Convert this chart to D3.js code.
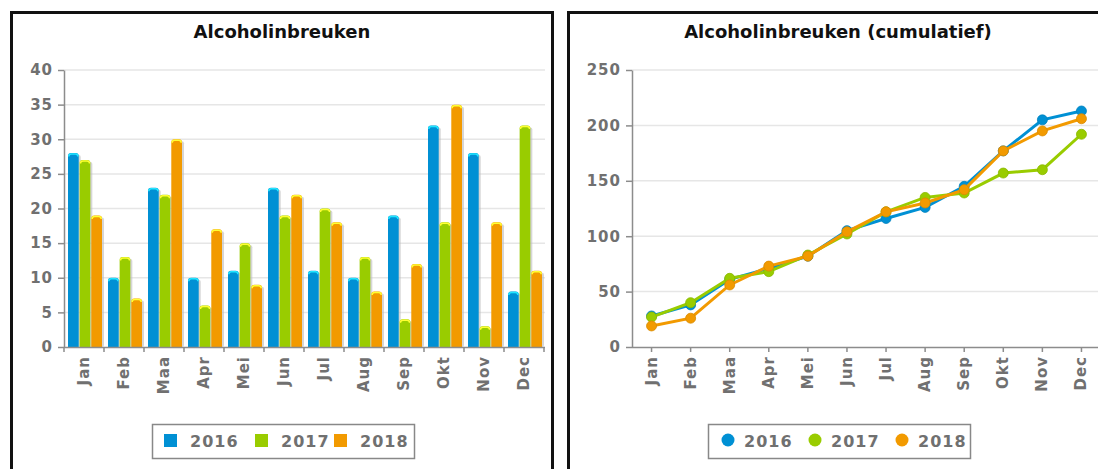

---

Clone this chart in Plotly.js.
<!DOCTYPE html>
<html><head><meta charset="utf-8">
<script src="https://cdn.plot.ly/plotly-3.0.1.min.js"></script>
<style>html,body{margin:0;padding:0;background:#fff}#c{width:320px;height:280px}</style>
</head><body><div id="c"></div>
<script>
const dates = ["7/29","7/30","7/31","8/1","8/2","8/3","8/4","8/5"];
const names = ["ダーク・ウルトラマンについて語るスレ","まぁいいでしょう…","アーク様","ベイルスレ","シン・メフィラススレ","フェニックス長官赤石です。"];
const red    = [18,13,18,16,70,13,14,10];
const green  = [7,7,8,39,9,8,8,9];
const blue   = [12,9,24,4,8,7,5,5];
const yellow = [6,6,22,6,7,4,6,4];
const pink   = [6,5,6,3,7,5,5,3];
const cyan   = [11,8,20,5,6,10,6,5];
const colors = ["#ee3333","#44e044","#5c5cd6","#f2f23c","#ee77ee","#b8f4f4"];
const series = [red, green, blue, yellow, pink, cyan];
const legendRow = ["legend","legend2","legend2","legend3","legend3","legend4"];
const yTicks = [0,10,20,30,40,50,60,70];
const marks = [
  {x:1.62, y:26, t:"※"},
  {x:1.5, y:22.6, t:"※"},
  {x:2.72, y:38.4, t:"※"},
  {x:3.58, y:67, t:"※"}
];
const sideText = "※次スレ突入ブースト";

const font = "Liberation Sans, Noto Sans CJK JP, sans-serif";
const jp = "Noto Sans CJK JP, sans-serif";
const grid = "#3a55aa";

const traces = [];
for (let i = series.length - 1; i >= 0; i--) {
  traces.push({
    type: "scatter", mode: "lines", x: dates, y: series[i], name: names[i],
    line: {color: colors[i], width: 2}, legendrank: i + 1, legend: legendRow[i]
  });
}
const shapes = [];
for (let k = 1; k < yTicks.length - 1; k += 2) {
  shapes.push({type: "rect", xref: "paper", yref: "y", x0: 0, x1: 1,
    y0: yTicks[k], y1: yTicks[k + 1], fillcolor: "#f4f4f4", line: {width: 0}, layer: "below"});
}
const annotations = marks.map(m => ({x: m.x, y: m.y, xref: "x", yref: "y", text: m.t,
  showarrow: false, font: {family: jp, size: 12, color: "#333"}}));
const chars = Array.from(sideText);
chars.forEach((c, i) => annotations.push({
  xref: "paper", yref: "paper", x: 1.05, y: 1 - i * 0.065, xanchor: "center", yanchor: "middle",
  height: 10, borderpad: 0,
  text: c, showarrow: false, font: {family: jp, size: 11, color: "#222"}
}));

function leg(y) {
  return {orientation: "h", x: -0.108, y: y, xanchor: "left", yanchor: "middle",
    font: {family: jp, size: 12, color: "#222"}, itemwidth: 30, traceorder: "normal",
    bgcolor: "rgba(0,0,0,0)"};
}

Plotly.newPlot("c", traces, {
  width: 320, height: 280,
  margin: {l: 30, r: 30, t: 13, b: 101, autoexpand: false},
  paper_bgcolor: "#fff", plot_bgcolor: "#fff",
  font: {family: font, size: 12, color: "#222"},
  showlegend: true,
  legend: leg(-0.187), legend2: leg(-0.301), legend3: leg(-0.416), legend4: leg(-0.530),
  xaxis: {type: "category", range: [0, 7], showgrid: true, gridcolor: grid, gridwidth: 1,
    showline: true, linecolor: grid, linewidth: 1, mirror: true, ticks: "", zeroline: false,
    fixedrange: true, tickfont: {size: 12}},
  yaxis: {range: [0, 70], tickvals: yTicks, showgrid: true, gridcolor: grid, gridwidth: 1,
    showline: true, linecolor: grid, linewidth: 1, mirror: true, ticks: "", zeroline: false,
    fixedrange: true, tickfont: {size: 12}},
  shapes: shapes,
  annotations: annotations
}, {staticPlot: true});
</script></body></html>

■ Task directions: For each line in the data above that contains the string "this", extract the line.

■ Exercise response:
Convert this chart to D3.js code.
Clone this chart in Plotly.js.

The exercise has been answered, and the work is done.